* **Collected material**:
*-*-*

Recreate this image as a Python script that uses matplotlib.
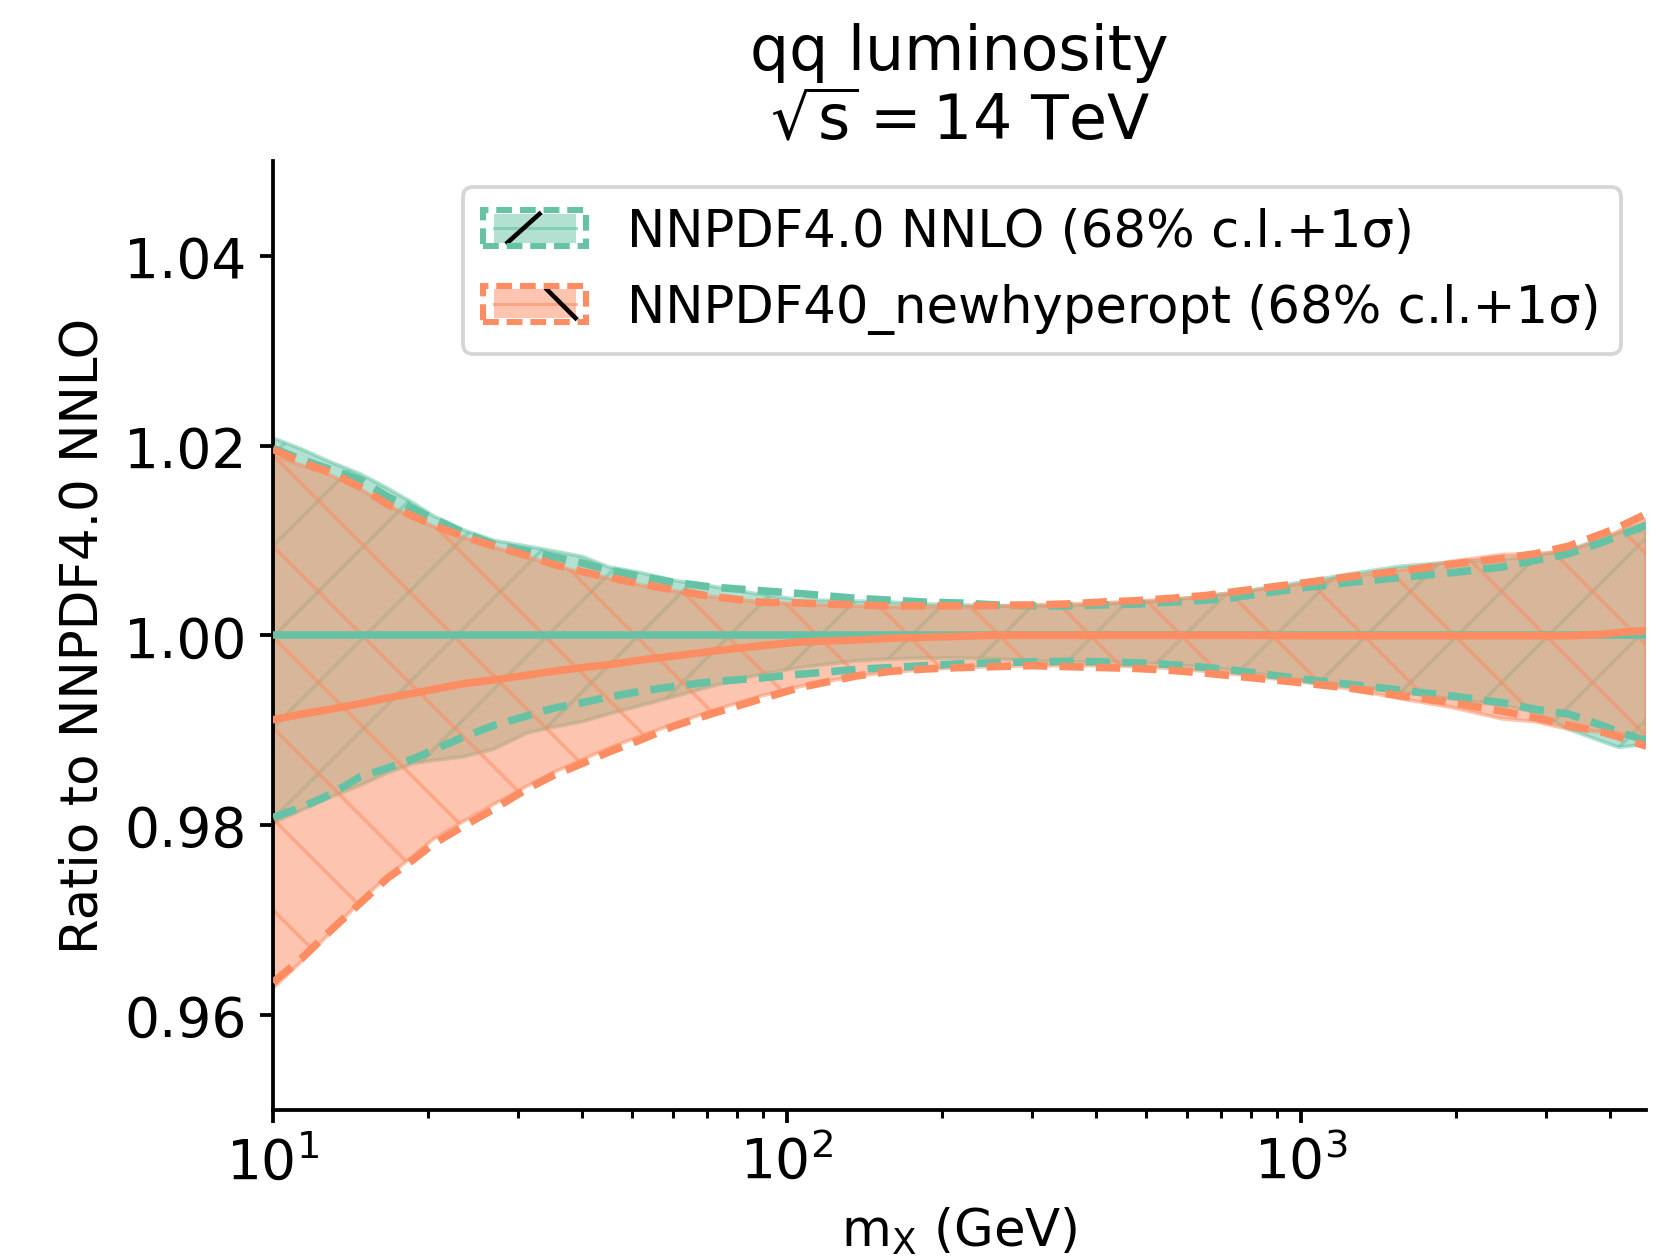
import numpy as np
import matplotlib
matplotlib.use("Agg")
import matplotlib.pyplot as plt
from matplotlib.patches import Rectangle
from matplotlib.lines import Line2D
from matplotlib.legend_handler import HandlerBase
from matplotlib.ticker import FixedLocator, FormatStrFormatter
from matplotlib.colors import to_rgba

plt.rcParams['mathtext.default'] = 'regular'

# invariant mass grid (GeV)
mx = [10, 11.4, 12.9, 14.8, 16.7, 18.8, 20.5, 23.5, 26.9, 31.2,
      35, 40, 45, 52, 60, 71, 89, 106, 136, 159,
      186, 218, 255, 299, 349, 409, 479, 560, 655, 743,
      1003, 1255, 1570, 1966, 2460, 2857, 3318, 3852, 4151, 4700]

# NNPDF4.0 NNLO (reference) -- ratio to itself
ref_central = [1.0] * len(mx)
ref_cl_hi = [1.0208, 1.0196, 1.0183, 1.0170, 1.0155, 1.0139, 1.0126, 1.0111, 1.0100, 1.0094,
             1.0089, 1.0083, 1.0072, 1.0066, 1.0058, 1.0052, 1.0043, 1.00375, 1.0036, 1.0035,
             1.0033, 1.0032, 1.0031, 1.0031, 1.0031, 1.0033, 1.0035, 1.0037, 1.0042, 1.0045,
             1.0056, 1.0065, 1.0073, 1.0077, 1.0080, 1.0084, 1.0090, 1.0102, 1.0108, 1.0110]
ref_cl_lo = [0.9802, 0.9816, 0.9829, 0.9842, 0.9855, 0.9865, 0.9868, 0.9872, 0.9880, 0.9897,
             0.9903, 0.9909, 0.9917, 0.9926, 0.9935, 0.9946, 0.9959, 0.9966, 0.9973, 0.9975,
             0.9976, 0.9976, 0.9975, 0.9973, 0.9972, 0.9972, 0.9971, 0.9969, 0.9966, 0.9963,
             0.9953, 0.9947, 0.9940, 0.9933, 0.9926, 0.9919, 0.9901, 0.9888, 0.9882, 0.9885]
ref_sd_hi = [1.0197, 1.0185, 1.0175, 1.0164, 1.0146, 1.0133, 1.0123, 1.0108, 1.0096, 1.0089,
             1.0083, 1.0076, 1.0069, 1.0062, 1.0056, 1.0051, 1.0047, 1.0044, 1.0039, 1.0037,
             1.0035, 1.0034, 1.0032, 1.0031, 1.0031, 1.0032, 1.0033, 1.0035, 1.0037, 1.0040,
             1.0050, 1.0056, 1.0061, 1.0066, 1.0072, 1.0079, 1.0086, 1.0098, 1.0105, 1.0116]
ref_sd_lo = [0.9808, 0.9819, 0.9832, 0.9851, 0.9860, 0.9870, 0.9879, 0.9893, 0.9905, 0.9915,
             0.9923, 0.9929, 0.9935, 0.9941, 0.9946, 0.9951, 0.9955, 0.9959, 0.9964, 0.9966,
             0.9968, 0.9970, 0.9971, 0.9972, 0.99725, 0.9972, 0.9971, 0.9969, 0.9966, 0.9963,
             0.9954, 0.9948, 0.9942, 0.9936, 0.9929, 0.9922, 0.9917, 0.9905, 0.9898, 0.9889]

# NNPDF40_newhyperopt
new_central = [0.9911, 0.9917, 0.9922, 0.9928, 0.9934, 0.9939, 0.9943, 0.9949, 0.9953, 0.9958,
               0.9962, 0.9966, 0.9969, 0.9974, 0.9978, 0.9983, 0.9989, 0.9993, 0.9995, 0.9997,
               0.9998, 0.9999, 1.0000, 1.0000, 1.0000, 1.0000, 1.0000, 1.0000, 1.0000, 1.0000,
               0.99995, 0.99995, 0.99995, 0.99995, 0.99995, 0.99995, 0.99995, 1.0001, 1.0003, 1.0005]
new_cl_hi = [1.0190, 1.0179, 1.0169, 1.0154, 1.0137, 1.0124, 1.0115, 1.0103, 1.0093, 1.0083,
             1.0074, 1.0066, 1.0060, 1.0053, 1.0047, 1.0041, 1.0035, 1.0033, 1.0031, 1.0030,
             1.0030, 1.0030, 1.0031, 1.0032, 1.0033, 1.0034, 1.0036, 1.0038, 1.0041, 1.0045,
             1.0054, 1.0062, 1.0069, 1.0078, 1.0085, 1.0086, 1.0089, 1.0101, 1.0110, 1.0122]
new_cl_lo = [0.9628, 0.9657, 0.9686, 0.9720, 0.9746, 0.9768, 0.9785, 0.9804, 0.9822, 0.9841,
             0.9855, 0.9869, 0.9881, 0.9894, 0.9906, 0.9920, 0.9936, 0.9946, 0.9957, 0.9961,
             0.9964, 0.9966, 0.9967, 0.9968, 0.9968, 0.9968, 0.9967, 0.9965, 0.9962, 0.9959,
             0.9951, 0.9943, 0.9933, 0.9924, 0.9912, 0.9909, 0.9901, 0.9898, 0.9897, 0.9891]
new_sd_hi = [1.0196, 1.0182, 1.0172, 1.0156, 1.0138, 1.0125, 1.0116, 1.0104, 1.0094, 1.0084,
             1.0075, 1.0067, 1.0061, 1.0054, 1.0048, 1.0041, 1.0035, 1.0034, 1.0032, 1.0031,
             1.0031, 1.0031, 1.00315, 1.0032, 1.0033, 1.0035, 1.00365, 1.0039, 1.0042, 1.0046,
             1.0055, 1.0062, 1.0068, 1.0075, 1.0081, 1.0086, 1.0094, 1.0107, 1.0114, 1.0128]
new_sd_lo = [0.9634, 0.9660, 0.9688, 0.9718, 0.9744, 0.9764, 0.9780, 0.9799, 0.9817, 0.9838,
             0.9852, 0.9865, 0.9877, 0.9890, 0.9904, 0.9917, 0.9933, 0.9945, 0.9957, 0.9962,
             0.99645, 0.9966, 0.9967, 0.9968, 0.9967, 0.9966, 0.9965, 0.9963, 0.9960, 0.9957,
             0.9950, 0.9944, 0.9936, 0.9929, 0.9920, 0.9913, 0.9905, 0.9898, 0.9893, 0.9883]

labels = ['NNPDF4.0 NNLO (68% c.l.+1σ)', 'NNPDF40_newhyperopt (68% c.l.+1σ)']
colors = ['#66c2a5', '#fc8d62']
hatches = ['/', '\\']
yticks = [0.96, 0.98, 1.00, 1.02, 1.04]


# legend entry: filled box with one black hatch stroke, dashed frame round it
class Band:
    def __init__(self, color, hatch):
        self.color = color
        self.hatch = hatch


class BandHandler(HandlerBase):
    def create_artists(self, legend, orig_handle, xdescent, ydescent,
                       width, height, fontsize, trans):
        x0, y0 = -xdescent, -ydescent
        c = orig_handle.color
        ix, iy, iw, ih = x0 + 0.1 * width, y0 + 0.1 * height, 0.8 * width, 0.8 * height
        inner = Rectangle((ix, iy), iw, ih, facecolor=to_rgba(c, 0.5),
                          edgecolor='none', transform=trans)
        mid = Line2D([ix, ix + iw], [iy + ih / 2] * 2,
                     color=c, lw=0.8, alpha=0.6, transform=trans)
        if orig_handle.hatch == '/':
            xs = [ix + 0.17 * iw, ix + 0.56 * iw]
            ys = [iy, iy + ih]
        else:
            xs = [ix + 0.65 * iw, ix + iw]
            ys = [iy + ih, iy]
        stroke = Line2D(xs, ys, color='black', lw=1.2, transform=trans)
        outer = Rectangle((x0, y0), width, height, fill=False, edgecolor=c,
                          lw=1.6, linestyle=(0, (2.6, 1.3)), transform=trans)
        return [inner, mid, stroke, outer]


DPI = 273
fig = plt.figure(figsize=(1671 / DPI, 1261 / DPI), dpi=DPI)
ax = fig.add_axes([0.1634, 0.1193, 0.8219, 0.7522])

bands = [(ref_central, ref_cl_lo, ref_cl_hi, ref_sd_lo, ref_sd_hi),
         (new_central, new_cl_lo, new_cl_hi, new_sd_lo, new_sd_hi)]

# fills first, lines on top
for (cen, cl_lo, cl_hi, sd_lo, sd_hi), c, h in zip(bands, colors, hatches):
    ax.fill_between(mx, cl_lo, cl_hi, color=c, alpha=0.5, hatch=h, lw=1.0, zorder=1)
for (cen, cl_lo, cl_hi, sd_lo, sd_hi), c in zip(bands, colors):
    ax.plot(mx, cen, color=c, lw=2.0, zorder=3)
    ax.plot(mx, sd_hi, color=c, lw=2.0, ls=(0, (3.2, 1.6)), zorder=3)
    ax.plot(mx, sd_lo, color=c, lw=2.0, ls=(0, (3.2, 1.6)), zorder=3)

ax.set_xscale('log')
ax.set_xlim(10, 4700)
ax.set_ylim(0.95, 1.05)
ax.yaxis.set_major_locator(FixedLocator(yticks))
ax.yaxis.set_major_formatter(FormatStrFormatter('%.2f'))

for side in ['top', 'right']:
    ax.spines[side].set_visible(False)
for side in ['left', 'bottom']:
    ax.spines[side].set_linewidth(1.0)
ax.tick_params(which='major', labelsize=14.5, width=1.0, length=3.5)
ax.tick_params(which='minor', width=0.8, length=2)

ax.set_xlabel('m$_{\\mathrm{X}}$ (GeV)', fontsize=13.5)
ax.set_ylabel('Ratio to NNPDF4.0 NNLO', fontsize=13.6)
ax.set_title('qq luminosity\n$\\sqrt{s} = 14$ TeV', fontsize=16.3)

handles = [Band(c, h) for c, h in zip(colors, hatches)]
ax.legend(handles, labels, handler_map={Band: BandHandler()},
          loc='upper right', fontsize=13.5)

fig.savefig('out.png', dpi=DPI)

*-*-*

* **Exercise aim**: Up to and including the line with "plt.rcParams['mathtext.default'] = 'regular'", copy the data above from its first line. Skip pictures.

* **Exercise result**:
Recreate this image as a Python script that uses matplotlib.
import numpy as np
import matplotlib
matplotlib.use("Agg")
import matplotlib.pyplot as plt
from matplotlib.patches import Rectangle
from matplotlib.lines import Line2D
from matplotlib.legend_handler import HandlerBase
from matplotlib.ticker import FixedLocator, FormatStrFormatter
from matplotlib.colors import to_rgba

plt.rcParams['mathtext.default'] = 'regular'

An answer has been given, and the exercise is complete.